Indeed, in Washington, we pointed to Bost v. State, 406 Md. 341 (2008), and Sizer
v. State, 456 Md. 350 (2017), observing that in both cases we had credited a defendant’s
unprovoked flight as a factor in the reasonable suspicion analysis. Washington, 482 Md. at
451. Although both cases closely examined the specific circumstances of the defendants’ 8 flight, neither Bost nor Sizer required that flight be headlong to support reasonable
suspicion, and we did not characterize the flight in those cases as “headlong.” See Bost,
406 Md. at 358-59; Sizer, 456 Md. at 372-74. And comparing the facts present in
Washington with those of Bost and Sizer, we said that
[i]n this case, because the detectives, initially, did not even stop their vehicle, much less approach [the defendant], we conclude that the unprovoked nature of the flight weighs more heavily in favor of reasonable suspicion in this case than the flight in cases such as Bost and Sizer, in which officers initially attempted to approach a defendant.

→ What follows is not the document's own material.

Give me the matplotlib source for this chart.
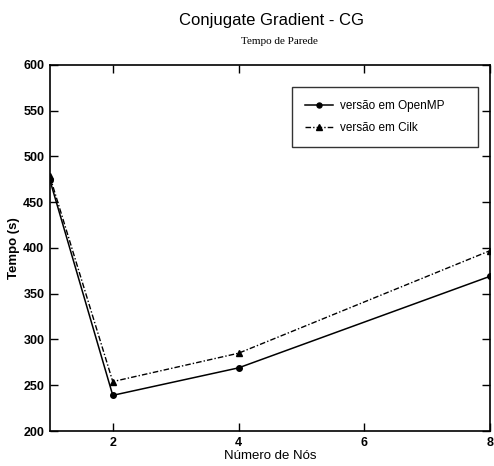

Washington, 482 Md. at 451-52.
Thus, Washington recognizes that unprovoked flight can occur in a variety of
circumstances that will affect the reasonable suspicion analysis. At one end is a person who
declines to engage with the police and goes about his business, conduct that adds no weight
to the reasonable suspicion scale. At the other end is unprovoked, headlong flight. Conduct
that falls between the two is weighed by the trial court for what it is worth. Given that
Washington emphasized the fact-specific nature of its holding, the Majority’s opinion today
should not be understood to reframe Washington as holding that it is only headlong flight
in a high crime area that can support reasonable suspicion. At bottom, whether flight can
be characterized as headlong or some other way is semantics; what is relevant is the totality
of the circumstances in each case.
Here, taken together and viewed in the light most favorable to the State, the relevant
circumstances for the reasonable suspicion analysis are these: a resident’s report of an
unfamiliar car parked for an extended period, late at night, with multiple occupants using
9 cell phones; Sgt. Muollo’s corroboration of that report on his arrival, including the out-of-
state tags; his knowledge that the beat had a meaningful level of crime; and the slow, brief
movement of the car as he approached. Weighed together, these circumstances supported a
reasonable suspicion that the occupants of the car were up to no good, but that’s not enough
to support a Terry stop. See Terry, 392 U.S. at 30.
For that reason, I would reverse the judgment of the Appellate Court of Maryland,
but because I cannot join the Majority’s reasoning, I concur in the judgment only.